◆ Task instructions ◆
Restate the listing that follows word for word, without its pictures.

◆ Data ◆
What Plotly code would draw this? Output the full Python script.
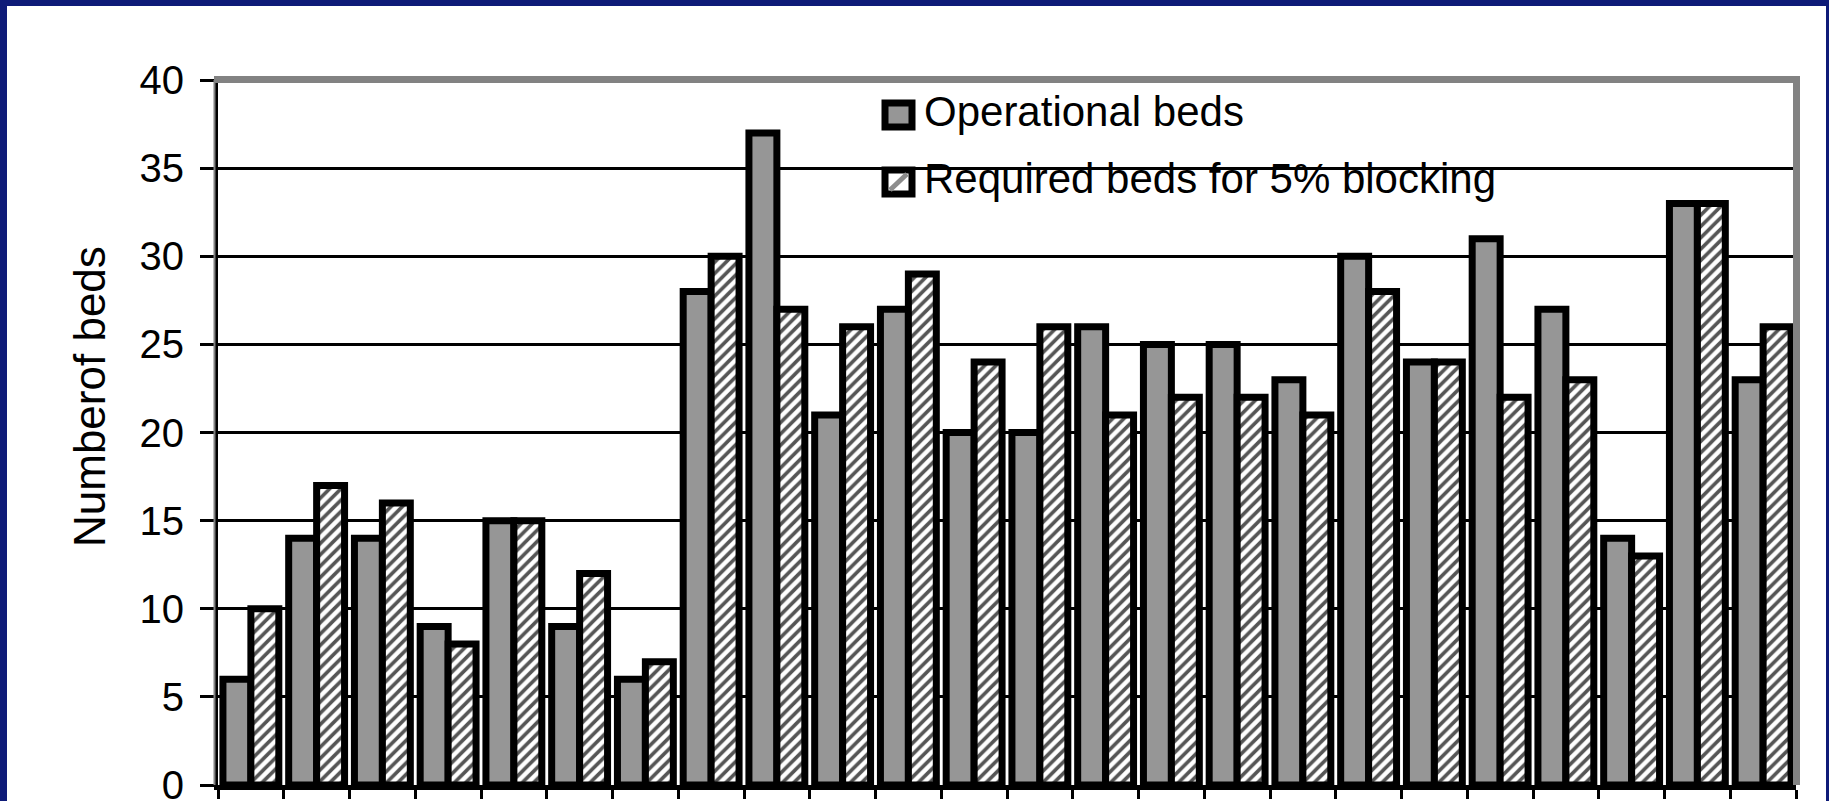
import plotly.graph_objects as go

# ---- data -------------------------------------------------------------
units = [str(i) for i in range(1, 25)]
operational = [6, 14, 14, 9, 15, 9, 6, 28, 37, 21, 27, 20, 20, 26, 25, 25, 23, 30, 24, 31, 27, 14, 33, 23]
required = [10, 17, 16, 8, 15, 12, 7, 30, 27, 26, 29, 24, 26, 21, 22, 22, 21, 28, 24, 22, 23, 13, 33, 26]
y_ticks = [0, 5, 10, 15, 20, 25, 30, 35, 40]
series_names = ["Operational beds", "Required beds for 5% blocking"]
y_title = "Numberof beds"

# ---- page geometry (pixels) ------------------------------------------
W, H = 1829, 801
L, R, T, B = 218, 33, 80, 16
PW, PH = W - L - R, H - T - B
FONT = "Liberation Sans, Arial, Helvetica, sans-serif"
NAVY = "#0e1b78"
GREY_FILL = "#969696"
FRAME_GREY = "#828282"
OUTLINE = 7


def px(x):
    """pixel x -> paper x"""
    return (x - L) / PW


def py(y):
    """pixel y (from top) -> paper y"""
    return (H - B - y) / PH


fig = go.Figure()
fig.add_trace(go.Bar(
    x=units, y=operational, name=series_names[0], showlegend=False,
    marker=dict(color=GREY_FILL, line=dict(color="black", width=OUTLINE)),
))
fig.add_trace(go.Bar(
    x=units, y=required, name=series_names[1], showlegend=False,
    marker=dict(
        color="white",
        pattern=dict(shape="/", fgcolor="#555555", bgcolor="white",
                     size=8, solidity=0.45, fillmode="replace"),
        line=dict(color="black", width=OUTLINE),
    ),
))

shapes = [
    # white slide panel inside the navy border
    dict(type="rect", xref="paper", yref="paper", layer="below",
         x0=px(7), x1=px(1826), y0=py(820), y1=py(6),
         fillcolor="white", line=dict(width=0)),
    # legend background, hides the gridline behind it
    dict(type="rect", xref="paper", yref="paper", layer="between",
         x0=px(815), x1=px(1561), y0=py(222), y1=py(84),
         fillcolor="white", line=dict(width=0)),
    # grey plot-area frame: top, right, and thin strip left of the axis
    dict(type="line", xref="paper", yref="paper", layer="above",
         x0=px(214), x1=px(1800), y0=py(79.5), y1=py(79.5),
         line=dict(color=FRAME_GREY, width=7)),
    dict(type="line", xref="paper", yref="paper", layer="above",
         x0=px(1796.5), x1=px(1796.5), y0=py(76), y1=py(785),
         line=dict(color=FRAME_GREY, width=7)),
    dict(type="line", xref="paper", yref="paper", layer="above",
         x0=px(214.5), x1=px(214.5), y0=py(80), y1=py(785),
         line=dict(color=FRAME_GREY, width=2)),
    # legend keys
    dict(type="rect", xref="paper", yref="paper", layer="above",
         x0=px(885), x1=px(912), y0=py(127), y1=py(103),
         fillcolor=GREY_FILL, line=dict(color="black", width=7)),
    dict(type="rect", xref="paper", yref="paper", layer="above",
         x0=px(885), x1=px(912), y0=py(194), y1=py(170),
         fillcolor="white", line=dict(color="black", width=7)),
    dict(type="line", xref="paper", yref="paper", layer="above",
         x0=px(890), x1=px(907), y0=py(190), y1=py(174),
         line=dict(color="#8c8c8c", width=5)),
]

annotations = [
    dict(text=series_names[0], xref="paper", yref="paper",
         x=px(922), y=py(112), xanchor="left", yanchor="middle",
         showarrow=False, font=dict(family=FONT, size=42, color="black")),
    dict(text=series_names[1], xref="paper", yref="paper",
         x=px(922), y=py(178), xanchor="left", yanchor="middle",
         showarrow=False, font=dict(family=FONT, size=42, color="black")),
    dict(text=y_title, xref="paper", yref="paper",
         x=px(89), y=py(397), xanchor="center", yanchor="middle",
         textangle=-90, showarrow=False,
         font=dict(family=FONT, size=44, color="black")),
]

fig.update_layout(
    width=W, height=H,
    margin=dict(l=L, r=R, t=T, b=B, autoexpand=False),
    paper_bgcolor=NAVY, plot_bgcolor="white",
    barmode="group", bargap=0.15, bargroupgap=0,
    font=dict(family=FONT, color="black"),
    shapes=shapes, annotations=annotations,
    showlegend=False,
    xaxis=dict(
        type="category", range=[-0.5, len(units) - 0.5],
        tickson="boundaries", ticks="outside", ticklen=9, tickwidth=3,
        tickcolor="black", showline=True, linecolor="black", linewidth=5,
        showticklabels=False, showgrid=False, zeroline=False,
    ),
    yaxis=dict(
        range=[0, 40], tickvals=y_ticks, ticks="outside", ticklen=14,
        tickwidth=3, tickcolor="black", showline=True, linecolor="black",
        linewidth=4, showgrid=True, gridcolor="black", gridwidth=3,
        zeroline=False, tickfont=dict(family=FONT, size=40, color="black"),
        ticklabelstandoff=8, ticklabeloverflow="allow",
    ),
)

fig.write_html("out.html")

◆ Response to the exercise ◆
What Plotly code would draw this? Output the full Python script.
import plotly.graph_objects as go

# ---- data -------------------------------------------------------------
units = [str(i) for i in range(1, 25)]
operational = [6, 14, 14, 9, 15, 9, 6, 28, 37, 21, 27, 20, 20, 26, 25, 25, 23, 30, 24, 31, 27, 14, 33, 23]
required = [10, 17, 16, 8, 15, 12, 7, 30, 27, 26, 29, 24, 26, 21, 22, 22, 21, 28, 24, 22, 23, 13, 33, 26]
y_ticks = [0, 5, 10, 15, 20, 25, 30, 35, 40]
series_names = ["Operational beds", "Required beds for 5% blocking"]
y_title = "Numberof beds"

# ---- page geometry (pixels) ------------------------------------------
W, H = 1829, 801
L, R, T, B = 218, 33, 80, 16
PW, PH = W - L - R, H - T - B
FONT = "Liberation Sans, Arial, Helvetica, sans-serif"
NAVY = "#0e1b78"
GREY_FILL = "#969696"
FRAME_GREY = "#828282"
OUTLINE = 7


def px(x):
    """pixel x -> paper x"""
    return (x - L) / PW


def py(y):
    """pixel y (from top) -> paper y"""
    return (H - B - y) / PH


fig = go.Figure()
fig.add_trace(go.Bar(
    x=units, y=operational, name=series_names[0], showlegend=False,
    marker=dict(color=GREY_FILL, line=dict(color="black", width=OUTLINE)),
))
fig.add_trace(go.Bar(
    x=units, y=required, name=series_names[1], showlegend=False,
    marker=dict(
        color="white",
        pattern=dict(shape="/", fgcolor="#555555", bgcolor="white",
                     size=8, solidity=0.45, fillmode="replace"),
        line=dict(color="black", width=OUTLINE),
    ),
))

shapes = [
    # white slide panel inside the navy border
    dict(type="rect", xref="paper", yref="paper", layer="below",
         x0=px(7), x1=px(1826), y0=py(820), y1=py(6),
         fillcolor="white", line=dict(width=0)),
    # legend background, hides the gridline behind it
    dict(type="rect", xref="paper", yref="paper", layer="between",
         x0=px(815), x1=px(1561), y0=py(222), y1=py(84),
         fillcolor="white", line=dict(width=0)),
    # grey plot-area frame: top, right, and thin strip left of the axis
    dict(type="line", xref="paper", yref="paper", layer="above",
         x0=px(214), x1=px(1800), y0=py(79.5), y1=py(79.5),
         line=dict(color=FRAME_GREY, width=7)),
    dict(type="line", xref="paper", yref="paper", layer="above",
         x0=px(1796.5), x1=px(1796.5), y0=py(76), y1=py(785),
         line=dict(color=FRAME_GREY, width=7)),
    dict(type="line", xref="paper", yref="paper", layer="above",
         x0=px(214.5), x1=px(214.5), y0=py(80), y1=py(785),
         line=dict(color=FRAME_GREY, width=2)),
    # legend keys
    dict(type="rect", xref="paper", yref="paper", layer="above",
         x0=px(885), x1=px(912), y0=py(127), y1=py(103),
         fillcolor=GREY_FILL, line=dict(color="black", width=7)),
    dict(type="rect", xref="paper", yref="paper", layer="above",
         x0=px(885), x1=px(912), y0=py(194), y1=py(170),
         fillcolor="white", line=dict(color="black", width=7)),
    dict(type="line", xref="paper", yref="paper", layer="above",
         x0=px(890), x1=px(907), y0=py(190), y1=py(174),
         line=dict(color="#8c8c8c", width=5)),
]

annotations = [
    dict(text=series_names[0], xref="paper", yref="paper",
         x=px(922), y=py(112), xanchor="left", yanchor="middle",
         showarrow=False, font=dict(family=FONT, size=42, color="black")),
    dict(text=series_names[1], xref="paper", yref="paper",
         x=px(922), y=py(178), xanchor="left", yanchor="middle",
         showarrow=False, font=dict(family=FONT, size=42, color="black")),
    dict(text=y_title, xref="paper", yref="paper",
         x=px(89), y=py(397), xanchor="center", yanchor="middle",
         textangle=-90, showarrow=False,
         font=dict(family=FONT, size=44, color="black")),
]

fig.update_layout(
    width=W, height=H,
    margin=dict(l=L, r=R, t=T, b=B, autoexpand=False),
    paper_bgcolor=NAVY, plot_bgcolor="white",
    barmode="group", bargap=0.15, bargroupgap=0,
    font=dict(family=FONT, color="black"),
    shapes=shapes, annotations=annotations,
    showlegend=False,
    xaxis=dict(
        type="category", range=[-0.5, len(units) - 0.5],
        tickson="boundaries", ticks="outside", ticklen=9, tickwidth=3,
        tickcolor="black", showline=True, linecolor="black", linewidth=5,
        showticklabels=False, showgrid=False, zeroline=False,
    ),
    yaxis=dict(
        range=[0, 40], tickvals=y_ticks, ticks="outside", ticklen=14,
        tickwidth=3, tickcolor="black", showline=True, linecolor="black",
        linewidth=4, showgrid=True, gridcolor="black", gridwidth=3,
        zeroline=False, tickfont=dict(family=FONT, size=40, color="black"),
        ticklabelstandoff=8, ticklabeloverflow="allow",
    ),
)

fig.write_html("out.html")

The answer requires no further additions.